What the exercise asks:
What follows is a listing; restate every line of it word for word.

Material:
╭──

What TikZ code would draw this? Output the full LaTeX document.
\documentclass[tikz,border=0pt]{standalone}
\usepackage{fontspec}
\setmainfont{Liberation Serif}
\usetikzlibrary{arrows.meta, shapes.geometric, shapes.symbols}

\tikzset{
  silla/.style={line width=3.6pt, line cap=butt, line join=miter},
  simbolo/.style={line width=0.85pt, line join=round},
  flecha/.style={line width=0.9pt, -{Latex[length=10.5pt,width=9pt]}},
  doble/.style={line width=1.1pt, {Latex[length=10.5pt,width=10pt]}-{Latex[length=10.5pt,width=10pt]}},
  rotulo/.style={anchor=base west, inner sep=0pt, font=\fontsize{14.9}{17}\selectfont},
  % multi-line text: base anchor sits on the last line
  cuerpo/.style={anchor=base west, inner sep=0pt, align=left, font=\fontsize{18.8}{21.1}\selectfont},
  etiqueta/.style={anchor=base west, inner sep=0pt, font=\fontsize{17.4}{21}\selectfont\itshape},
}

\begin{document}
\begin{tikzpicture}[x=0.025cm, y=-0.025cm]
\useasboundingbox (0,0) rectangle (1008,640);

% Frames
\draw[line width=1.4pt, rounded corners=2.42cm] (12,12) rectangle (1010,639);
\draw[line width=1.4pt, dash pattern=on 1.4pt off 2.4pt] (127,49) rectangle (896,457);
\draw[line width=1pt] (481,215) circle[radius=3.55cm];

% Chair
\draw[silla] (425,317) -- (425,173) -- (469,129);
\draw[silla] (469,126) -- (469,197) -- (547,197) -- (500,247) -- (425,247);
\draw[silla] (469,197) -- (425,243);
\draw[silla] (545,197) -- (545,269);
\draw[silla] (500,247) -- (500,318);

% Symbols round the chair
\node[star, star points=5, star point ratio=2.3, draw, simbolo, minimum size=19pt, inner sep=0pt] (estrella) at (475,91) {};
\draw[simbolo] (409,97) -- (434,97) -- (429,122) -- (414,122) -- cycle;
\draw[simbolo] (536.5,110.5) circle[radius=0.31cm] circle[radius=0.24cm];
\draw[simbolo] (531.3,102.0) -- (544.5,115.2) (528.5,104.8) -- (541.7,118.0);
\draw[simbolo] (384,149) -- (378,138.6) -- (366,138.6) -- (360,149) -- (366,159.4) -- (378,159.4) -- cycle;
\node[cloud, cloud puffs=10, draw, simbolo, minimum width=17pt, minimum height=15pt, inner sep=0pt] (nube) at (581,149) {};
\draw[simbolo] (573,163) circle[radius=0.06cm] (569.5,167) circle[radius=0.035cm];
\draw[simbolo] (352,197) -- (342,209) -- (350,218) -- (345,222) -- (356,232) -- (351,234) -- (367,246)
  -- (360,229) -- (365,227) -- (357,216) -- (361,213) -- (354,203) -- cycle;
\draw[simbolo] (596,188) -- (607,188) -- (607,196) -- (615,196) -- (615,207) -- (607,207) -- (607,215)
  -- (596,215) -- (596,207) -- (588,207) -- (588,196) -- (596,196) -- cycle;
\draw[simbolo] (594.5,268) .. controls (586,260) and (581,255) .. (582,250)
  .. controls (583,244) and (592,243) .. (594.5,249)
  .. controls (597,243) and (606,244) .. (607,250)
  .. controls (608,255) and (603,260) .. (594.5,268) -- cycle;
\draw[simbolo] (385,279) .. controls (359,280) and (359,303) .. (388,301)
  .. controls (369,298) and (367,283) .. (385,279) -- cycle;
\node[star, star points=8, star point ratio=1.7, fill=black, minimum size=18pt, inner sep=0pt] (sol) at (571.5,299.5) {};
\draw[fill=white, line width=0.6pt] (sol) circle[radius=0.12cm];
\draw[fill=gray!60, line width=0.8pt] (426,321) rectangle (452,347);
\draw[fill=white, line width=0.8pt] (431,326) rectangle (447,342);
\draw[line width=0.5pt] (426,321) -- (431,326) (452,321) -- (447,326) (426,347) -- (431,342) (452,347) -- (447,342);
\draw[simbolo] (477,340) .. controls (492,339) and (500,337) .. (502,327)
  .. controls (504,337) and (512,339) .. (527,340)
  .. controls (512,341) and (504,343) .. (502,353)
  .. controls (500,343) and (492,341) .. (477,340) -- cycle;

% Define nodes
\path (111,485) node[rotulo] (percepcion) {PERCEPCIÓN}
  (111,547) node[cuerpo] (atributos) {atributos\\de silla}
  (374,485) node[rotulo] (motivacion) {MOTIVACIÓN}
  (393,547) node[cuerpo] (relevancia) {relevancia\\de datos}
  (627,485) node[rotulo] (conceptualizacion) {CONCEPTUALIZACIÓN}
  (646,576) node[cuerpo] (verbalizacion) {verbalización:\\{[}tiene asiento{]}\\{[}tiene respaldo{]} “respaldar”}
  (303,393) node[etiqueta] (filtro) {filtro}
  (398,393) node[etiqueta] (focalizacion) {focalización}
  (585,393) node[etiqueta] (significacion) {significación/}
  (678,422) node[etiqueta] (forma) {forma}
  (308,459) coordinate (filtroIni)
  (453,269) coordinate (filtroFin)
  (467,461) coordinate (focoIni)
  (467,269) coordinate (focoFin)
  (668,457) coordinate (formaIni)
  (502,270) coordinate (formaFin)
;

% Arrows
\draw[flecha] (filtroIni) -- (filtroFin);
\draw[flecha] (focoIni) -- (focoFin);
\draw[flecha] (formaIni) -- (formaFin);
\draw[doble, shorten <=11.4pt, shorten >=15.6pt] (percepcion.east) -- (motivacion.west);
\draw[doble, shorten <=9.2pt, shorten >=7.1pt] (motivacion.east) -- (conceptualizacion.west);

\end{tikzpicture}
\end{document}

╰──

Output:
What TikZ code would draw this? Output the full LaTeX document.
\documentclass[tikz,border=0pt]{standalone}
\usepackage{fontspec}
\setmainfont{Liberation Serif}
\usetikzlibrary{arrows.meta, shapes.geometric, shapes.symbols}

\tikzset{
  silla/.style={line width=3.6pt, line cap=butt, line join=miter},
  simbolo/.style={line width=0.85pt, line join=round},
  flecha/.style={line width=0.9pt, -{Latex[length=10.5pt,width=9pt]}},
  doble/.style={line width=1.1pt, {Latex[length=10.5pt,width=10pt]}-{Latex[length=10.5pt,width=10pt]}},
  rotulo/.style={anchor=base west, inner sep=0pt, font=\fontsize{14.9}{17}\selectfont},
  % multi-line text: base anchor sits on the last line
  cuerpo/.style={anchor=base west, inner sep=0pt, align=left, font=\fontsize{18.8}{21.1}\selectfont},
  etiqueta/.style={anchor=base west, inner sep=0pt, font=\fontsize{17.4}{21}\selectfont\itshape},
}

\begin{document}
\begin{tikzpicture}[x=0.025cm, y=-0.025cm]
\useasboundingbox (0,0) rectangle (1008,640);

% Frames
\draw[line width=1.4pt, rounded corners=2.42cm] (12,12) rectangle (1010,639);
\draw[line width=1.4pt, dash pattern=on 1.4pt off 2.4pt] (127,49) rectangle (896,457);
\draw[line width=1pt] (481,215) circle[radius=3.55cm];

% Chair
\draw[silla] (425,317) -- (425,173) -- (469,129);
\draw[silla] (469,126) -- (469,197) -- (547,197) -- (500,247) -- (425,247);
\draw[silla] (469,197) -- (425,243);
\draw[silla] (545,197) -- (545,269);
\draw[silla] (500,247) -- (500,318);

% Symbols round the chair
\node[star, star points=5, star point ratio=2.3, draw, simbolo, minimum size=19pt, inner sep=0pt] (estrella) at (475,91) {};
\draw[simbolo] (409,97) -- (434,97) -- (429,122) -- (414,122) -- cycle;
\draw[simbolo] (536.5,110.5) circle[radius=0.31cm] circle[radius=0.24cm];
\draw[simbolo] (531.3,102.0) -- (544.5,115.2) (528.5,104.8) -- (541.7,118.0);
\draw[simbolo] (384,149) -- (378,138.6) -- (366,138.6) -- (360,149) -- (366,159.4) -- (378,159.4) -- cycle;
\node[cloud, cloud puffs=10, draw, simbolo, minimum width=17pt, minimum height=15pt, inner sep=0pt] (nube) at (581,149) {};
\draw[simbolo] (573,163) circle[radius=0.06cm] (569.5,167) circle[radius=0.035cm];
\draw[simbolo] (352,197) -- (342,209) -- (350,218) -- (345,222) -- (356,232) -- (351,234) -- (367,246)
  -- (360,229) -- (365,227) -- (357,216) -- (361,213) -- (354,203) -- cycle;
\draw[simbolo] (596,188) -- (607,188) -- (607,196) -- (615,196) -- (615,207) -- (607,207) -- (607,215)
  -- (596,215) -- (596,207) -- (588,207) -- (588,196) -- (596,196) -- cycle;
\draw[simbolo] (594.5,268) .. controls (586,260) and (581,255) .. (582,250)
  .. controls (583,244) and (592,243) .. (594.5,249)
  .. controls (597,243) and (606,244) .. (607,250)
  .. controls (608,255) and (603,260) .. (594.5,268) -- cycle;
\draw[simbolo] (385,279) .. controls (359,280) and (359,303) .. (388,301)
  .. controls (369,298) and (367,283) .. (385,279) -- cycle;
\node[star, star points=8, star point ratio=1.7, fill=black, minimum size=18pt, inner sep=0pt] (sol) at (571.5,299.5) {};
\draw[fill=white, line width=0.6pt] (sol) circle[radius=0.12cm];
\draw[fill=gray!60, line width=0.8pt] (426,321) rectangle (452,347);
\draw[fill=white, line width=0.8pt] (431,326) rectangle (447,342);
\draw[line width=0.5pt] (426,321) -- (431,326) (452,321) -- (447,326) (426,347) -- (431,342) (452,347) -- (447,342);
\draw[simbolo] (477,340) .. controls (492,339) and (500,337) .. (502,327)
  .. controls (504,337) and (512,339) .. (527,340)
  .. controls (512,341) and (504,343) .. (502,353)
  .. controls (500,343) and (492,341) .. (477,340) -- cycle;

% Define nodes
\path (111,485) node[rotulo] (percepcion) {PERCEPCIÓN}
  (111,547) node[cuerpo] (atributos) {atributos\\de silla}
  (374,485) node[rotulo] (motivacion) {MOTIVACIÓN}
  (393,547) node[cuerpo] (relevancia) {relevancia\\de datos}
  (627,485) node[rotulo] (conceptualizacion) {CONCEPTUALIZACIÓN}
  (646,576) node[cuerpo] (verbalizacion) {verbalización:\\{[}tiene asiento{]}\\{[}tiene respaldo{]} “respaldar”}
  (303,393) node[etiqueta] (filtro) {filtro}
  (398,393) node[etiqueta] (focalizacion) {focalización}
  (585,393) node[etiqueta] (significacion) {significación/}
  (678,422) node[etiqueta] (forma) {forma}
  (308,459) coordinate (filtroIni)
  (453,269) coordinate (filtroFin)
  (467,461) coordinate (focoIni)
  (467,269) coordinate (focoFin)
  (668,457) coordinate (formaIni)
  (502,270) coordinate (formaFin)
;

% Arrows
\draw[flecha] (filtroIni) -- (filtroFin);
\draw[flecha] (focoIni) -- (focoFin);
\draw[flecha] (formaIni) -- (formaFin);
\draw[doble, shorten <=11.4pt, shorten >=15.6pt] (percepcion.east) -- (motivacion.west);
\draw[doble, shorten <=9.2pt, shorten >=7.1pt] (motivacion.east) -- (conceptualizacion.west);

\end{tikzpicture}
\end{document}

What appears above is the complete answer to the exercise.